Así, por ejemplo, la diferencia que pueda haber entre el uso de internet y el antiguo carteo ordinario resulta, a mi juicio, equivalente a la diferencia que puede haber entre hablar con nuestros amigos en la plaza y el de comunicarnos con ellos por señales de humo. Por eso, no puedo evitar mostrar un profundo desacuerdo frente a los que intentan justificar el uso indiscriminado de internet dentro de los monasterios con el argumento de que santa Teresa de Jesús, monja de clausura, era una muy prolífica escritora de cartas. Como ya hemos repetido en varias ocasiones, internet es una forma de existencia en el mundo, y el envío de cartas, por el contrario, es solo un medio de comunicación 9.

Los grandes de internet conocen muy bien el valor atrayente de la multidireccionalidad de la red, y saben sacarle mucha rentabilidad económica. De hecho, cualquier plataforma online que incluya la retroalimentación social tiene muchísimas más oportunidades de mantener elevado el tráfico de visitas. En el año 2009 salió una aplicación llamada Hipstamatic, que permitía a sus usuarios retocar sus propias fotos con filtros antiguos, lo que permitía darles un aspecto mucho más atractivo, incluso para aquellos que no tenían ni idea de fotografía. La aplicación tuvo un gran éxito en todo el mundo, llegando a convertirse en «la aplicación del año 2010» en el catálogo de Apple. Un año después salió a la luz Instagram, una aplicación que, en esencia, hacía lo mismo. Pero muy pronto esta aplicación superó con creces a su predecesora y fue comprada por Mark Zuckerberg en 2012 por la estremecedora cantidad de mil millones de dólares. ¿Cuál había sido el secreto de su éxito? Que esta aplicación incluía, de manera agresiva, la interacción social.

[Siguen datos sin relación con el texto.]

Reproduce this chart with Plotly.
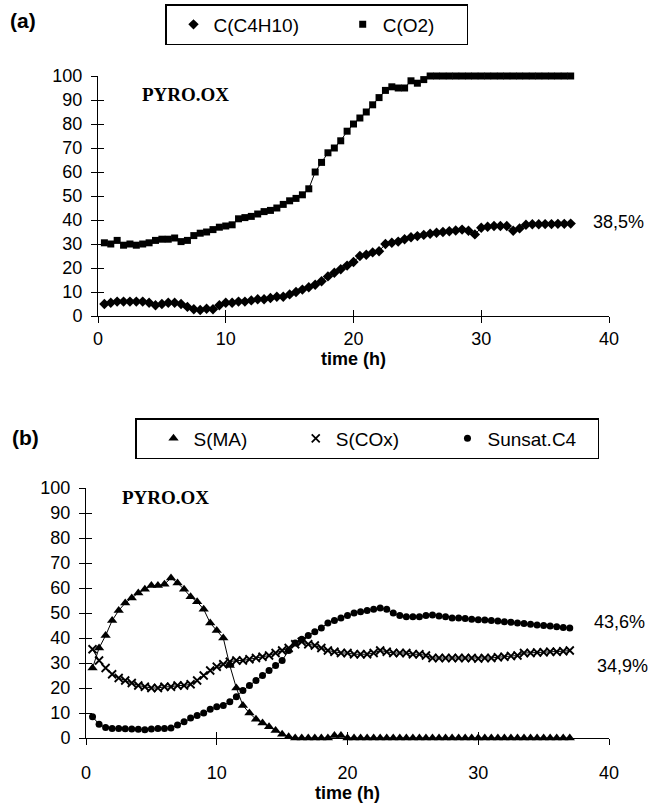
import plotly.graph_objects as go

time_h = [0.5, 1.0, 1.5, 2.0, 2.5, 3.0, 3.5, 4.0, 4.5, 5.0, 5.5, 6.0, 6.5, 7.0, 7.5, 8.0,
          8.5, 9.0, 9.5, 10.0, 10.5, 11.0, 11.5, 12.0, 12.5, 13.0, 13.5, 14.0, 14.5, 15.0,
          15.5, 16.0, 16.5, 17.0, 17.5, 18.0, 18.5, 19.0, 19.5, 20.0, 20.5, 21.0, 21.5,
          22.0, 22.5, 23.0, 23.5, 24.0, 24.5, 25.0, 25.5, 26.0, 26.5, 27.0, 27.5, 28.0,
          28.5, 29.0, 29.5, 30.0, 30.5, 31.0, 31.5, 32.0, 32.5, 33.0, 33.5, 34.0, 34.5,
          35.0, 35.5, 36.0, 36.5, 37.0]

# (a) conversions
c_c4h10 = [5, 5.5, 6, 6, 6, 6, 6, 5.5, 4.5, 5, 5.5, 5.5, 5, 3.8, 2.8, 2.5,
           3, 2.8, 4.5, 5.5, 5.5, 6, 6, 6.5, 7, 7, 7.5, 8, 8, 9,
           10, 11, 12, 13, 14.5, 16.5, 18, 19.5, 21, 22.5, 25, 25.5, 26.5,
           27, 30, 30.5, 31, 32, 32.8, 33.3, 33.8, 34.3, 34.7, 35, 35.3, 35.6,
           36, 35.5, 34, 36.8, 37.2, 37.5, 37.5, 37.5, 35.5, 36.5, 38, 38.2, 38.2,
           38.3, 38.3, 38.4, 38.4, 38.5]
c_o2 = [30.5, 30, 31.5, 29.5, 30, 29.5, 30, 30.5, 31.5, 32, 32, 32.5, 31, 31.5, 33.5, 34.5,
        35, 36, 37, 37.5, 38, 40.5, 41, 41.5, 42.5, 43.5, 44, 45, 46.5, 48,
        49, 50.5, 53, 60, 64, 68, 70, 73, 77, 80, 82.5, 85, 88,
        91, 94, 95.5, 95, 95, 98, 97, 98.5, 100, 100, 100, 100, 100,
        100, 100, 100, 100, 100, 100, 100, 100, 100, 100, 100, 100, 100,
        100, 100, 100, 100, 100]

# (b) selectivities
s_ma = [28, 36, 41, 47, 51, 54, 56, 58, 59.5, 61, 61, 61.5, 64, 62, 59.5, 56.5,
        54.5, 51.5, 46, 43, 40, 29, 20, 13, 10, 7.5, 6, 4.5, 3, 1.5,
        0.5, 0, 0, 0, 0, 0, 0, 1, 1, 0, 0, 0, 0,
        0, 0, 0, 0, 0, 0, 0, 0, 0, 0, 0, 0, 0,
        0, 0, 0, 0, 0, 0, 0, 0, 0, 0, 0, 0, 0,
        0, 0, 0, 0, 0]
s_cox = [35.5, 31, 28, 25.5, 24, 23, 22, 21, 20.5, 20, 20, 20.5, 20.5, 21, 21, 21.5,
         23, 25, 27, 28.5, 29.5, 30.5, 31, 31, 31.5, 32, 32.5, 33, 34, 35,
         36, 37.5, 38.5, 37.5, 37, 36, 35, 34.5, 34, 34, 33.5, 33.5, 33.5,
         34, 35, 34.5, 34, 34, 34, 33.5, 33.5, 33, 32, 32, 32, 32,
         32, 32, 32, 31.8, 32, 32, 32.3, 32.5, 32.8, 33, 34, 34, 34.2,
         34.3, 34.5, 34.5, 34.7, 35]
s_unsat_c4 = [8.5, 5.5, 4.2, 3.8, 3.8, 3.7, 3.6, 3.5, 3.3, 3.6, 3.8, 3.8, 4, 5.2, 6.5, 8,
              9, 10, 11.5, 12.5, 13, 14.5, 16.5, 19, 21, 23, 25, 27, 29, 31,
              35, 38, 39.5, 41, 42.5, 44, 46, 47, 48, 49, 50, 50.5, 51,
              51.5, 52, 51.5, 50, 49, 48.5, 48.5, 48.5, 49, 49.2, 48.8, 48.5, 48,
              48, 47.8, 47.5, 47.3, 47.2, 47, 46.8, 46.5, 46.3, 46, 45.8, 45.5, 45.2,
              45, 44.8, 44.5, 44.2, 44]

x_ticks = [0, 10, 20, 30, 40]
y_ticks = [0, 10, 20, 30, 40, 50, 60, 70, 80, 90, 100]

W, H = 652, 804
SANS = "Liberation Sans, Arial, sans-serif"
SERIF = "Liberation Serif, Times New Roman, serif"
NB = "\u00a0"  # trailing spacing inside the boxed legends

fig = go.Figure()

def add_series(y, name, symbol, size, xa, ya, legend, pad, lw=0):
    fig.add_trace(go.Scatter(x=time_h, y=y, mode="lines", line=dict(color="black", width=1),
                             xaxis=xa, yaxis=ya, showlegend=False, hoverinfo="skip",
                             cliponaxis=False))
    fig.add_trace(go.Scatter(x=time_h, y=y, mode="markers", name=name + NB * pad,
                             marker=dict(symbol=symbol, size=size, color="black",
                                         line=dict(color="black", width=lw)),
                             xaxis=xa, yaxis=ya, legend=legend, cliponaxis=False))

add_series(c_c4h10, "C(C4H10)", "diamond", 8, "x", "y", "legend", 6)
add_series(c_o2, "C(O2)", "square", 7, "x", "y", "legend", 5)
add_series(s_ma, "S(MA)", "triangle-up", 9, "x2", "y2", "legend2", 5)
add_series(s_cox, "S(COx)", "x-thin", 8, "x2", "y2", "legend2", 5, lw=1.8)
add_series(s_unsat_c4, "Sunsat.C4", "circle", 7, "x2", "y2", "legend2", 3)

def px_x(p):
    return p / W

def px_y(p):
    return 1 - p / H

top_x = [px_x(98), px_x(609)]
top_y = [px_y(316), px_y(76)]
bot_x = [px_x(86), px_x(609)]
bot_y = [px_y(738), px_y(488)]

tickfont = dict(family=SANS, size=18, color="black")

def xaxis(domain, anchor, label_gap, title_gap):
    return dict(domain=domain, anchor=anchor, range=[0, 40], tickvals=x_ticks,
                showline=True, linecolor="black", linewidth=1, ticks="outside",
                ticklen=6, tickcolor="black", tickfont=tickfont, showgrid=False,
                zeroline=False, ticklabelstandoff=label_gap,
                title=dict(text="<b>time (h)</b>", font=dict(family=SANS, size=18, color="black"),
                           standoff=title_gap))

def yaxis(domain, anchor):
    return dict(domain=domain, anchor=anchor, range=[0, 100], tickvals=y_ticks,
                showline=True, linecolor="black", linewidth=1, ticks="outside",
                ticklen=6, tickcolor="black", tickfont=tickfont, showgrid=False,
                zeroline=False, ticklabelstandoff=5)

# overlay axes giving the inner half of the crossing tick marks
def inner_x(over, anchor):
    return dict(overlaying=over, anchor=anchor, range=[0, 40], tickvals=x_ticks,
                ticks="inside", ticklen=6, tickcolor="black", showticklabels=False,
                showline=False, showgrid=False, zeroline=False, side="bottom")

def inner_y(over, anchor):
    return dict(overlaying=over, anchor=anchor, range=[0, 100], tickvals=y_ticks,
                ticks="inside", ticklen=6, tickcolor="black", showticklabels=False,
                showline=False, showgrid=False, zeroline=False, side="left")

legend_common = dict(orientation="h", bgcolor="white", bordercolor="black", borderwidth=1.5,
                     font=dict(family=SANS, size=19, color="black"),
                     xanchor="left", yanchor="top", itemclick=False, itemdoubleclick=False)

fig.update_layout(
    width=W, height=H, margin=dict(l=0, r=0, t=0, b=0, autoexpand=False),
    paper_bgcolor="white", plot_bgcolor="white",
    xaxis=xaxis(top_x, "y", 0, 0), yaxis=yaxis(top_y, "x"),
    xaxis2=xaxis(bot_x, "y2", 12, 4), yaxis2=yaxis(bot_y, "x2"),
    xaxis3=inner_x("x", "y"), yaxis3=inner_y("y", "x"),
    xaxis4=inner_x("x2", "y2"), yaxis4=inner_y("y2", "x2"),
    legend=dict(x=px_x(165), y=px_y(4), indentation=7, **legend_common),
    legend2=dict(x=px_x(135), y=px_y(418), indentation=17, **legend_common),
    showlegend=True,
)

# hidden traces so the overlay axes get drawn (standard secondary-axis pattern)
for xa, ya in (("x3", "y"), ("x", "y3"), ("x4", "y2"), ("x2", "y4")):
    fig.add_trace(go.Scatter(x=[None], y=[None], xaxis=xa, yaxis=ya, showlegend=False,
                             hoverinfo="skip"))

ann = []
def label(text, x, y, xref, yref, **kw):
    ann.append(dict(text=text, x=x, y=y, xref=xref, yref=yref, showarrow=False,
                    yanchor="middle", **kw))

label("<b>(a)</b>", px_x(8), px_y(20), "paper", "paper", xanchor="left",
      font=dict(family=SANS, size=21, color="black"))
label("<b>(b)</b>", px_x(10), px_y(437), "paper", "paper", xanchor="left",
      font=dict(family=SANS, size=21, color="black"))
label("<b>PYRO.OX</b>", px_x(140), px_y(95), "paper", "paper", xanchor="left",
      font=dict(family=SERIF, size=19, color="black"))
label("<b>PYRO.OX</b>", px_x(120), px_y(497), "paper", "paper", xanchor="left",
      font=dict(family=SERIF, size=19, color="black"))

pfont = dict(family=SANS, size=18, color="black")
label("100%", 38.3, 102.5, "x", "y", xanchor="left", font=pfont)
label("38,5%", 38.6, 39, "x", "y", xanchor="left", font=pfont)
label("43,6%", 38.7, 46.4, "x2", "y2", xanchor="left", font=pfont)
label("34,9%", 38.9, 29, "x2", "y2", xanchor="left", font=pfont)
label("0%", 40.9, -0.5, "x2", "y2", xanchor="left", font=pfont)

fig.update_layout(annotations=ann)

fig.write_html("out.html")
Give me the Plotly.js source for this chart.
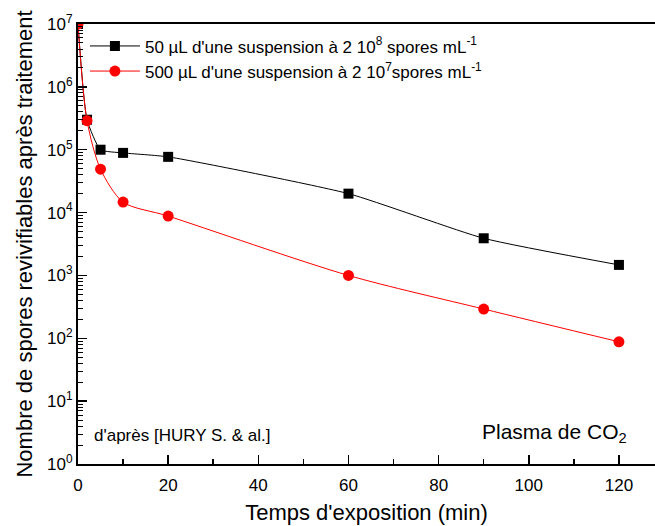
<!DOCTYPE html>
<html>
<head>
<meta charset="utf-8">
<script src="https://cdn.plot.ly/plotly-3.0.1.min.js"></script>
<style>html,body{margin:0;padding:0;background:#fff;}#chart{width:655px;height:526px;}</style>
</head>
<body>
<div id="chart"></div>
<script>
const timeMin = [0, 2, 5, 10, 20, 60, 90, 120];
const spores50uL = [1e7, 3e5, 1e5, 8.9e4, 7.7e4, 2.0e4, 3.9e3, 1.47e3];
const spores500uL = [1e7, 2.9e5, 4.9e4, 1.47e4, 8.8e3, 1.0e3, 292, 88];
const seriesNames = [
  "50 µL d'une suspension à 2 10<sup>8</sup> spores mL<sup>-1</sup>",
  "500 µL d'une suspension à 2 10<sup>7</sup>spores mL<sup>-1</sup>"
];
const xTickVals = [0, 20, 40, 60, 80, 100, 120];
const yDecades = [0, 1, 2, 3, 4, 5, 6, 7];

const yTickVals = yDecades.map(d => Math.pow(10, d));
const yTickText = yDecades.map(d => '10<sup>' + d + '</sup>');
const yMinor = [];
yDecades.slice(0, -1).forEach(d => { for (let k = 2; k <= 9; k++) yMinor.push(k * Math.pow(10, d)); });

const font = "'Liberation Sans', Arial, sans-serif";

const traces = [
  {x: timeMin, y: spores50uL, name: seriesNames[0], mode: 'lines+markers',
   line: {color: '#000000', width: 1, shape: 'spline', smoothing: 0.5},
   marker: {symbol: 'square', size: 10, color: '#000000'}},
  {x: timeMin, y: spores500uL, name: seriesNames[1], mode: 'lines+markers',
   line: {color: '#ff0000', width: 1, shape: 'spline', smoothing: 0.8},
   marker: {symbol: 'circle', size: 11, color: '#ff0000'}}
];

const layout = {
  width: 655, height: 526,
  margin: {l: 78, r: 0, t: 24, b: 62},
  paper_bgcolor: '#ffffff', plot_bgcolor: '#ffffff',
  font: {family: font, color: '#000000', size: 17},
  showlegend: true,
  legend: {x: 0.012, y: 0.99, xanchor: 'left', yanchor: 'top', bgcolor: 'rgba(0,0,0,0)',
           font: {size: 17, family: font}, tracegroupgap: 0, itemwidth: 50},
  xaxis: {
    range: [0, 128], showgrid: false, zeroline: false,
    showline: true, linecolor: '#000', linewidth: 2, mirror: true,
    ticks: 'inside', ticklen: 9, tickwidth: 1.5, tickcolor: '#000',
    tickvals: xTickVals, ticktext: xTickVals.map(String),
    tickfont: {size: 17, family: font}, ticklabelstandoff: 5,
    minor: {tickvals: [10, 30, 50, 70, 90, 110], ticks: 'inside', ticklen: 5, tickwidth: 1.5, tickcolor: '#000'},
    title: {text: "Temps d'exposition (min)", font: {size: 22, family: font}, standoff: 10}
  },
  yaxis: {
    type: 'log', range: [0, 7], showgrid: false, zeroline: false,
    showline: true, linecolor: '#000', linewidth: 2,
    ticks: 'inside', ticklen: 9, tickwidth: 1.5, tickcolor: '#000',
    tickvals: yTickVals, ticktext: yTickText,
    tickfont: {size: 17, family: font},
    minor: {tickvals: yMinor, ticks: 'inside', ticklen: 5, tickwidth: 1, tickcolor: '#000'},
    title: {text: 'Nombre de spores revivifiables après traitement', font: {size: 22, family: font}, standoff: 8}
  },
  annotations: [
    {xref: 'paper', yref: 'paper', x: 0.025, y: 0.065, xanchor: 'left', yanchor: 'middle',
     text: "d'après [HURY S. & al.]", showarrow: false, font: {size: 17, family: font}},
    {xref: 'paper', yref: 'paper', x: 0.955, y: 0.07, xanchor: 'right', yanchor: 'middle',
     text: 'Plasma de CO<sub>2</sub>', showarrow: false, font: {size: 21, family: font}}
  ]
};

Plotly.newPlot('chart', traces, layout, {staticPlot: true, displayModeBar: false});
</script>
</body>
</html>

Instagram es la primera red social del mundo entre los jóvenes. Y su poder de enganche estriba en que las personas suben contenidos a ella y la presión social hace el resto. Sus usuarios esperan la llegada de los «me gusta» –en forma de corazón– y los comentarios. Instagram es asombrosamente fácil de usar, en todos los sentidos. La mayor parte de la gente no escribe nada, no lee nada. Solo es necesario dar un «me gusta» y pasar de imagen. La mayor parte de los comentarios son emojis (iconos que reflejan un estado de ánimo o una determinada impresión). Esto favorece hasta el extremo el feedback, y resulta tremendamente adictivo, como explicaremos más adelante. La necesidad de tener muchos «me gusta» engancha y, en algunas ocasiones, se puede convertir en una patología. Mientras tanto, estamos produciendo unos increíbles beneficios a un jefe anónimo a través de nuestro trabajo gratuito. A pesar de que nuestra sensación es de absoluta libertad, lo cierto es que, en realidad, somos asalariados de una plataforma que saca rentabilidad a nuestras sonrisas.

También los videojuegos han incluido la interacción social, obviamente. Está suficientemente demostrado que jugar con otras personas hace que aumente la presión y la ansiedad de juego, así como el tiempo que pasamos ante nuestra pantalla. ¿Quién sería capaz de abandonar a sus compañeros, sea la hora que sea, cuando ellos te necesitan para alcanzar la victoria en la misión de sus vidas? Los juegos también se han vuelto increíblemente multidireccionales.